EXERCISE REQUIREMENTS:
Drop the pictures, then extract the listing word for word.
▬▬▬
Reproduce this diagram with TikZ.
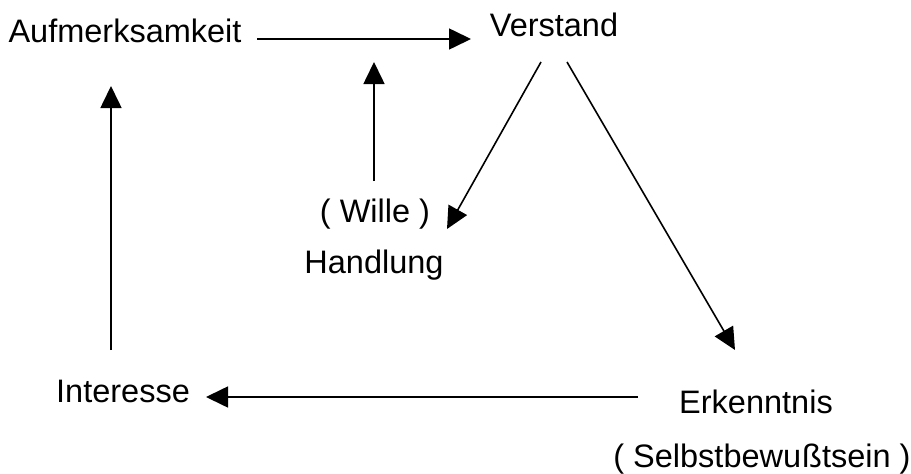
\documentclass[tikz,border=0pt]{standalone}
\usepackage{fontspec}
\setmainfont{Liberation Sans}
\usetikzlibrary{arrows.meta}
\begin{document}
\begin{tikzpicture}[x=1pt,y=-1pt,
  lbl/.style={anchor=base,inner sep=0pt,font=\fontsize{32.5}{38}\selectfont},
  arr/.style={line width=1.6pt,-{Triangle[length=22pt,width=21pt]}}]
\useasboundingbox (0,0) rectangle (911,474);
\node[lbl] (auf) at (125,42) {Aufmerksamkeit};
\node[lbl] (ver) at (554,36) {Verstand};
\node[lbl] (wil) at (375,222) {( Wille )};
\node[lbl] (han) at (374,273) {Handlung};
\node[lbl] (int) at (123,402) {Interesse};
\node[lbl] (erk) at (756,413) {Erkenntnis};
\node[lbl] (sel) at (762,467) {( Selbstbewu\kern1ptßtsein )};
\coordinate (a1) at (257,39); \coordinate (a2) at (471,39);
\coordinate (b1) at (374,181); \coordinate (b2) at (374,62);
\coordinate (c1) at (111,350); \coordinate (c2) at (111,86);
\coordinate (d1) at (541,62); \coordinate (d2) at (447,229);
\coordinate (e1) at (567,62); \coordinate (e2) at (735,350);
\coordinate (f1) at (638,397); \coordinate (f2) at (206,397);
\draw[arr] (a1) -- (a2);
\draw[arr] (b1) -- (b2);
\draw[arr] (c1) -- (c2);
\draw[arr] (d1) -- (d2);
\draw[arr] (e1) -- (e2);
\draw[arr] (f1) -- (f2);
\end{tikzpicture}
\end{document}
▬▬▬
EXPECTED OUTPUT:
Reproduce this diagram with TikZ.
\documentclass[tikz,border=0pt]{standalone}
\usepackage{fontspec}
\setmainfont{Liberation Sans}
\usetikzlibrary{arrows.meta}
\begin{document}
\begin{tikzpicture}[x=1pt,y=-1pt,
  lbl/.style={anchor=base,inner sep=0pt,font=\fontsize{32.5}{38}\selectfont},
  arr/.style={line width=1.6pt,-{Triangle[length=22pt,width=21pt]}}]
\useasboundingbox (0,0) rectangle (911,474);
\node[lbl] (auf) at (125,42) {Aufmerksamkeit};
\node[lbl] (ver) at (554,36) {Verstand};
\node[lbl] (wil) at (375,222) {( Wille )};
\node[lbl] (han) at (374,273) {Handlung};
\node[lbl] (int) at (123,402) {Interesse};
\node[lbl] (erk) at (756,413) {Erkenntnis};
\node[lbl] (sel) at (762,467) {( Selbstbewu\kern1ptßtsein )};
\coordinate (a1) at (257,39); \coordinate (a2) at (471,39);
\coordinate (b1) at (374,181); \coordinate (b2) at (374,62);
\coordinate (c1) at (111,350); \coordinate (c2) at (111,86);
\coordinate (d1) at (541,62); \coordinate (d2) at (447,229);
\coordinate (e1) at (567,62); \coordinate (e2) at (735,350);
\coordinate (f1) at (638,397); \coordinate (f2) at (206,397);
\draw[arr] (a1) -- (a2);
\draw[arr] (b1) -- (b2);
\draw[arr] (c1) -- (c2);
\draw[arr] (d1) -- (d2);
\draw[arr] (e1) -- (e2);
\draw[arr] (f1) -- (f2);
\end{tikzpicture}
\end{document}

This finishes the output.